I was watching a TV show and it made reference to composers who all died before completing their 10th composition. So...sittin here with my laptop I decided to google it...
low and behold here is what I found.
I always wondered why famous composers never wrote a tenth symphony. I thought maybe they got bored and couldn’t be bothered, but no. It all started in 1827 when Beethoven died after writing nine symphonies. NSS (Ninth Symphony Syndrome) is well known to music scholars as an apparent cause of composers’ deaths. In 1828, Franz Schubert died after writing nine symphonies (his unfinished eighth is considered to be one of his greatest).
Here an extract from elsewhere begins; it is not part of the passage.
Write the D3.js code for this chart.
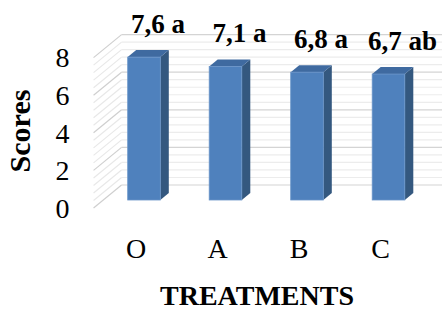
<!DOCTYPE html>
<html lang="en">
<head>
  <meta charset="UTF-8">
  <title>Scores by treatment</title>
  <script src="https://d3js.org/d3.v7.min.js"></script>
  <style>
    body { margin: 0; background: #fff; }
    text { font-family: "Liberation Serif", "Times New Roman", serif; fill: #000; }
  </style>
</head>
<body>
  <script>
    // chart values
    const treatments = ['O', 'A', 'B', 'C'];
    const scores = [7.6, 7.1, 6.8, 6.7];
    const letters = ['a', 'a', 'a', 'ab'];
    const yTicks = [0, 2, 4, 6, 8];

    const width = 442;
    const height = 312;

    // fake 3D: offsets measured from the bar front plane
    const barDepth = { dx: 8.5, dy: -7 };    // bar back face
    const backWall = { dx: 18.3, dy: -15 };  // back wall plane
    const frontEdge = { dx: -9.7, dy: 8 };   // front edge of side wall

    const svg = d3.select('body')
      .append('svg')
      .attr('width', width)
      .attr('height', height);

    const x = d3.scaleBand()
      .domain(treatments)
      .range([103.25, 429.25])
      .paddingInner(0.6)
      .paddingOuter(0.3);

    const y = d3.scaleLinear()
      .domain([0, 8])
      .range([200, 49.6]);

    // gridlines every 0.4 (excel minor unit), majors every 2
    const grid = d3.range(0, 8.001, 0.4).map(v => +v.toFixed(1));
    const isMajor = v => Math.abs(v / 2 - Math.round(v / 2)) < 1e-6;

    const x0 = x.range()[0];
    const gridG = svg.append('g');

    // side wall lines
    gridG.selectAll('line.side')
      .data(grid)
      .enter()
      .append('line')
      .attr('class', 'side')
      .attr('x1', x0 + frontEdge.dx)
      .attr('y1', d => y(d) + frontEdge.dy)
      .attr('x2', x0 + backWall.dx)
      .attr('y2', d => y(d) + backWall.dy)
      .attr('stroke', d => isMajor(d) ? '#cfcfcf' : '#e8e8e8')
      .attr('stroke-width', 1.2);

    // back wall lines
    gridG.selectAll('line.back')
      .data(grid)
      .enter()
      .append('line')
      .attr('class', 'back')
      .attr('x1', x0 + backWall.dx)
      .attr('y1', d => y(d) + backWall.dy)
      .attr('x2', width)
      .attr('y2', d => y(d) + backWall.dy)
      .attr('stroke', d => isMajor(d) ? '#d4d4d4' : '#ececec')
      .attr('stroke-width', 1.2);

    // bars
    const bars = svg.selectAll('g.bar')
      .data(treatments.map((t, i) => ({ t, v: scores[i], l: letters[i] })))
      .enter()
      .append('g')
      .attr('class', 'bar');

    const pts = arr => arr.map(p => p.join(',')).join(' ');

    // side face
    bars.append('polygon')
      .attr('points', d => {
        const xr = x(d.t) + x.bandwidth();
        return pts([[xr, y(d.v)], [xr + barDepth.dx, y(d.v) + barDepth.dy],
          [xr + barDepth.dx, y(0) + barDepth.dy], [xr, y(0)]]);
      })
      .attr('fill', '#34587f');

    // top face
    bars.append('polygon')
      .attr('points', d => {
        const xl = x(d.t);
        const xr = xl + x.bandwidth();
        return pts([[xl, y(d.v)], [xl + barDepth.dx, y(d.v) + barDepth.dy],
          [xr + barDepth.dx, y(d.v) + barDepth.dy], [xr, y(d.v)]]);
      })
      .attr('fill', '#3f6aa0');

    // front face
    bars.append('rect')
      .attr('x', d => x(d.t))
      .attr('y', d => y(d.v))
      .attr('width', x.bandwidth())
      .attr('height', d => y(0) - y(d.v))
      .attr('fill', '#4f81bd')
      .attr('stroke', '#6a95c9')
      .attr('stroke-width', 0.8);

    // value labels
    const fmt = d3.format('.1f');
    bars.append('text')
      .attr('x', d => x(d.t) + x.bandwidth() / 2 + 14)
      .attr('y', d => y(d.v) - 24.5)
      .attr('text-anchor', 'middle')
      .style('font-size', '27px')
      .style('font-weight', 'bold')
      .text(d => fmt(d.v).replace('.', ',') + ' ' + d.l);

    // y tick labels, on the front edge
    svg.append('g')
      .selectAll('text')
      .data(yTicks)
      .enter()
      .append('text')
      .attr('x', 62.5)
      .attr('y', d => y(d) + frontEdge.dy)
      .attr('dy', '0.35em')
      .attr('text-anchor', 'middle')
      .style('font-size', '28px')
      .text(d => d);

    // category labels
    svg.append('g')
      .selectAll('text')
      .data(treatments)
      .enter()
      .append('text')
      .attr('x', d => x(d) + x.bandwidth() / 2 - 8)
      .attr('y', 258)
      .attr('text-anchor', 'middle')
      .style('font-size', '28px')
      .text(d => d);

    // axis titles
    svg.append('text')
      .attr('x', 257)
      .attr('y', 305)
      .attr('text-anchor', 'middle')
      .style('font-size', '28px')
      .style('font-weight', 'bold')
      .text('TREATMENTS');

    svg.append('text')
      .attr('transform', 'translate(30,131) rotate(-90)')
      .attr('text-anchor', 'middle')
      .style('font-size', '30px')
      .style('font-weight', 'bold')
      .text('Scores');
  </script>
</body>
</html>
Half a century later, NSS struck again this time claiming the Austrian composer Anton Bruckner, who, despite numbering two symphonies ‘0’ and ‘00’, died while working on his ninth in 1896. Classical composers became paranoid; the Czech, Anton Dvorak, cannily tried to fool the Grim Reaper by calling his ninth symphony Number Five, but still expired in 1904 - before completing his tenth. Gustav Mahler craftily named his nine symphony Das Lied von Erde (Song of the Earth) then called his actual tenth symphony his ninth. In 1911 before finishing it, he too died. Britain’s Vaughn Williams left a nine-symphony legacy on his death in 1958. But the Finn, Jean Sibelius, stopped writing after his eighth in 1924 and lived until 1957. It is obvious very unlucky to be superstitious.
i thought this was pretty interesting.